October 21, 1946 – Governor Dwight H. Green and Chicago Mayor Edward J. Kelly preside over the dedication of the Chicago branch of the University of Illinois at Navy Pier.  Along with George D. Stoddard, the president of the university, they raise the American flag over the complex that the United States Navy had lowered upon vacating the pier it had used for training electronic and radio personnel throughout World War II.  Green tells the assembled students and dignitaries that the G.I. Bill of Rights is “a monumental achievement, in which, for once, America has taken care of its own.” [Chicago Daily Tribune, October 22, 1946] The makeshift college is set up to handle about 4,000 students, seventy-five percent of whom will be veterans. Almost every student wiil be a commuter who holds a part-time job.  And almost all of the students are first-generation college students. The school is only a two-year college, which poses a problem for many students who will eventually have to decide between continuing their education at a more expensive private school in the area or transferring to the main university downstate. As the initial group of veterans moved on, the Navy Pier institution became more and more impractical.  In a letter to the editor of the Chicago Tribune in 1960, one student wrote, “We students at the U. of I. branch at Navy Pier are shoved into a warehouse that stinks of dead fish in the summer, and in winter is so cold that teachers tell their students to bring jackets to class.  Are we to take a back seat to politics and pigeons?” [Chicago Tribune, July 8, 2016] In 1961 Mayor Richard J. Daley brokered a site for a U. of I. at Chicago campus on Chicago’s near west side, a campus that opened in February of 1965.  It would be decades before Navy Pier would find a way to work its magic on Chicago once again although it did serve for many years as a key location in attracting Great Lakes shipping to the city.

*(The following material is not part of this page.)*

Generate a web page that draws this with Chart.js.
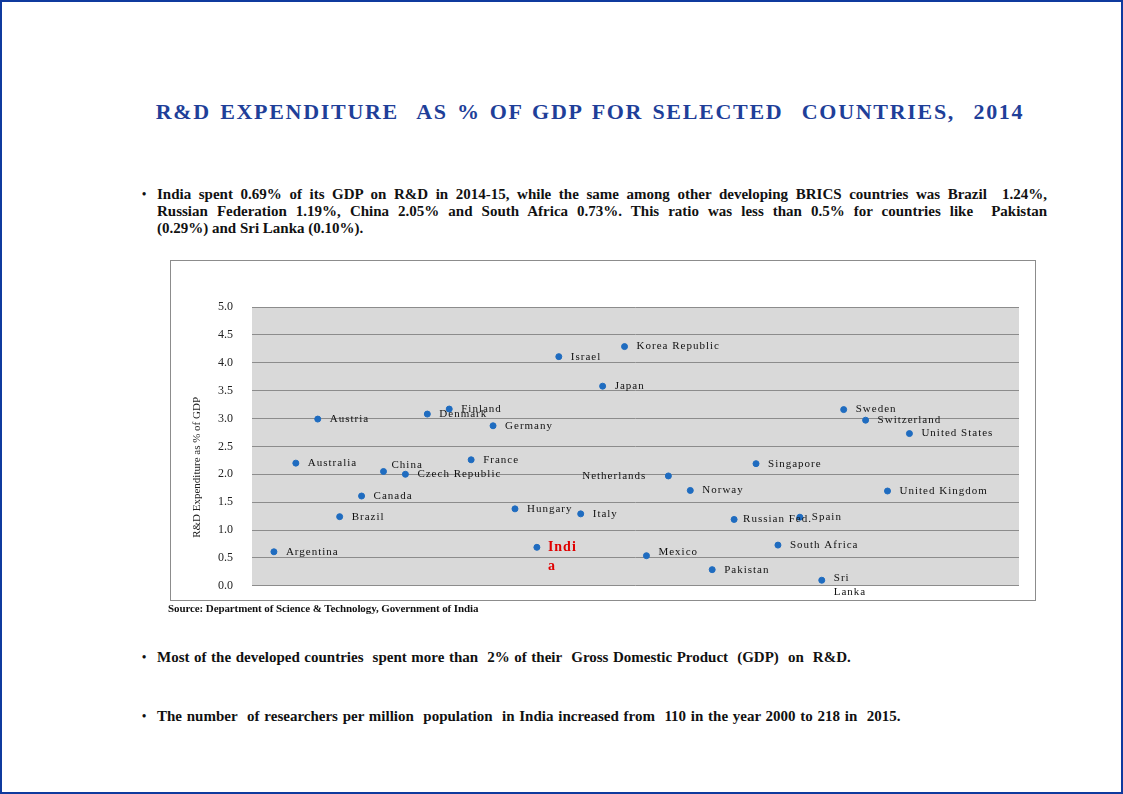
<!DOCTYPE html>
<html>
<head>
<meta charset="utf-8">
<script src="https://cdn.jsdelivr.net/npm/chart.js@4/dist/chart.umd.min.js"></script>
<style>
  html, body { margin: 0; padding: 0; background: #fff; }
  body { width: 1123px; height: 794px; position: relative; overflow: hidden; font-family: "Liberation Serif", "DejaVu Serif", serif; }
  .frame { position: absolute; left: 0; top: 0; width: 1119px; height: 790px; border: 2px solid #0f3a9e; }
  .title { position: absolute; left: 130px; width: 920px; top: 98px; text-align: center; color: #1f3f99; font-weight: bold; font-size: 22px; line-height: 28px; letter-spacing: 1.7px; word-spacing: 2px; white-space: nowrap; }
  .bullet { position: absolute; left: 157px; width: 890px; font-weight: bold; font-size: 15px; line-height: 17px; color: #111; }
  .bullet::before { content: '•'; position: absolute; left: -15px; top: 0; font-size: 12px; }
  .jl { display: block; text-align: justify; text-align-last: justify; }
  .box { position: absolute; left: 170px; top: 260px; width: 864px; height: 339px; border: 1px solid #8c8c8c; }
  .plot { position: absolute; left: 171px; top: 261px; width: 864px; height: 351px; }
  .plot canvas { display: block; }
  .src { position: absolute; left: 168px; top: 602px; font-size: 11px; font-weight: bold; letter-spacing: -0.1px; color: #111; }
</style>
</head>
<body>
<div class="frame"></div>
<div class="title">R&amp;D EXPENDITURE&nbsp; AS % OF GDP FOR SELECTED&nbsp; COUNTRIES,&nbsp; 2014</div>

<div class="bullet" style="top:186px">
  <span class="jl">India spent 0.69% of its GDP on R&amp;D in 2014-15, while the same among other developing BRICS countries was Brazil&nbsp; 1.24%,</span>
  <span class="jl">Russian Federation 1.19%, China 2.05% and South Africa 0.73%. This ratio was less than 0.5% for countries like&nbsp; Pakistan</span>
  <span>(0.29%) and Sri Lanka (0.10%).</span>
</div>

<div class="box"></div>
<div class="plot"><canvas id="chart" width="864" height="351"></canvas></div>
<div class="src">Source: Department of Science &amp; Technology, Government of India</div>

<div class="bullet" style="top:649px; word-spacing:0.8px">Most of the developed countries&nbsp; spent more than&nbsp; 2% of their&nbsp; Gross Domestic Product&nbsp; (GDP)&nbsp; on&nbsp; R&amp;D.</div>
<div class="bullet" style="top:708px; word-spacing:1px">The number&nbsp; of researchers per million&nbsp; population&nbsp; in India increased from&nbsp; 110 in the year 2000 to 218 in&nbsp; 2015.</div>

<script>
// countries (alphabetical, as plotted) and R&D spend as % of GDP
const countries = ['Argentina', 'Australia', 'Austria', 'Brazil', 'Canada', 'China', 'Czech Republic', 'Denmark',
  'Finland', 'France', 'Germany', 'Hungary', 'India', 'Israel', 'Italy', 'Japan', 'Korea Republic', 'Mexico',
  'Netherlands', 'Norway', 'Pakistan', 'Russian Fed.', 'Singapore', 'South Africa', 'Spain', 'Sri Lanka',
  'Sweden', 'Switzerland', 'United Kingdom', 'United States'];
const rdShare = [0.61, 2.20, 2.99, 1.24, 1.61, 2.05, 2.00, 3.08, 3.17, 2.26, 2.87, 1.38, 0.69, 4.11, 1.29, 3.58,
  4.29, 0.54, 1.97, 1.71, 0.29, 1.19, 2.19, 0.73, 1.23, 0.10, 3.16, 2.97, 1.70, 2.73];
// how the label text wraps in the picture
const labelLines = { 'India': ['Indi', 'a'], 'Sri Lanka': ['Sri', 'Lanka'] };
const yTicks = [0, 0.5, 1, 1.5, 2, 2.5, 3, 3.5, 4, 4.5, 5];
const yTitle = 'R&D Expenditure as % of GDP';

const SERIF = '"Liberation Serif", "DejaVu Serif", serif';

const plotBg = {
  id: 'plotBg',
  beforeDraw(chart) {
    const { ctx, chartArea: a } = chart;
    ctx.save();
    ctx.fillStyle = '#d9d9d9';
    ctx.fillRect(a.left, a.top, a.right - a.left, a.bottom - a.top);
    ctx.restore();
  },
  afterDraw(chart) {
    // axis title sits a bit below the middle of the plot in the original
    const { ctx, chartArea: a } = chart;
    ctx.save();
    ctx.translate(26, (a.top + a.bottom) / 2 + 21);
    ctx.rotate(-Math.PI / 2);
    ctx.font = '11px ' + SERIF;
    ctx.fillStyle = '#222';
    ctx.textAlign = 'center';
    ctx.textBaseline = 'middle';
    ctx.fillText(yTitle, 0, 0);
    ctx.restore();
  }
};

const pointLabels = {
  id: 'pointLabels',
  afterDatasetsDraw(chart) {
    const ctx = chart.ctx;
    const pts = chart.getDatasetMeta(0).data;
    ctx.save();
    ctx.textBaseline = 'middle';
    ctx.letterSpacing = '1px';
    pts.forEach((p, i) => {
      const name = countries[i];
      const lines = labelLines[name] || [name];
      let dx = 12, dy = 0, align = 'left';
      if (name === 'India') {
        ctx.font = 'bold 14px ' + SERIF;
        ctx.fillStyle = '#e00000';
        dx = 11;
      } else {
        ctx.font = '11px ' + SERIF;
        ctx.fillStyle = '#111';
      }
      if (name === 'Netherlands') { dx = -22; align = 'right'; }
      if (name === 'China') { dx = 8; dy = -6; }
      if (name === 'Mexico') dy = -4;
      if (name === 'Russian Fed.') dx = 9;
      if (name === 'Sri Lanka') dy = -2;
      ctx.textAlign = align;
      lines.forEach((t, k) => ctx.fillText(t, p.x + dx, p.y + dy + k * (name === 'India' ? 19 : 14)));
    });
    ctx.restore();
  }
};

new Chart(document.getElementById('chart'), {
  type: 'scatter',
  data: {
    datasets: [{
      data: rdShare.map((v, i) => ({ x: i + 1, y: v })),
      backgroundColor: '#1f6cc0',
      borderColor: '#1f6cc0',
      pointRadius: 3,
      pointHoverRadius: 3,
    }],
  },
  options: {
    responsive: false,
    animation: false,
    layout: { padding: { top: 46, bottom: 14, right: 16, left: 0 } },
    plugins: { legend: { display: false }, tooltip: { enabled: false } },
    scales: {
      x: { type: 'linear', min: 0, max: 35, display: false },
      y: {
        min: 0, max: 5,
        afterBuildTicks: s => { s.ticks = yTicks.map(v => ({ value: v })); },
        afterFit: s => { s.width = 81; },
        border: { display: false },
        grid: { color: '#8c8c8c', lineWidth: 1, drawTicks: false },
        ticks: { padding: 19, color: '#222', font: { family: SERIF, size: 12 }, callback: v => v.toFixed(1) },
      },
    },
  },
  plugins: [plotBg, pointLabels],
});
</script>
</body>
</html>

October 21, 1965 – The Chicago Tribune reports that Lake Point Tower, “a broadly curved three-winged high rise of 900 apartments” [Chicago Tribune, October 21, 1965] will be built east of Lake Shore Drive not far from Navy Pier.  It will be the world’s tallest reinforced concrete building.  The paper reports, “The tower, sheathed in glass and aluminum, will dominate a landscaped base structure covering the block bounded by Grand avenue, Streeter drive, Illinois street, and Lake Shore drive on the west.”  Two developers – Harnett-Shaw & Associates, a New York firm and Fluor Properties of Los Angeles – will back the project.  The land on which the building will be built is leased property from the Chicago Dock and Canal Company, a company that traces its origins all the way back to Chicago’s first mayor, William B. Ogden.

October 21, 1974 – The largest cash robbery in the history of the universe is discovered early in the morning on this date at the Purolator Armored Express vaults at 127 West Huron Street.  Over $4.3 million in unmarked bills is taken from one of the vaults. Gasoline bombs are left to explode and cover up any evidence, but a lack of oxygen in the vaults causes the fires to burn out quickly.  Detectives say that there are no signs of forced entry to the vault, which has concrete walls that are over a foot thick, a pretty obvious indication that this is an inside job.  It doesn’t take long for the crime to unravel.  Tony Marzano, a 33-year-old scam artist, enlists his cousin, Charlie, to go in with him on the robbery.  They get their pal, Ralph Marrera, to hire on as a night watchman on weekends, and through him are able to paw through the offices of a senior officer of the company, where they find the combination to the vault’s lock.  Things begin to break bad when another hood, Pete Gushi, fails to arrange for the boat intended to take the robbers from Miami to Grand Cayman, where they plan to stash the cash in a “no questions asked” bank.  The Marzano’s eventually get the cash to Grand Cayman, but the bank won’t accept it because it doesn’t have the staff necessary to count 700 pounds in unmarked bills.  Gushi sings, Marrera attempts suicide, and the whole case is wrapped up within a month.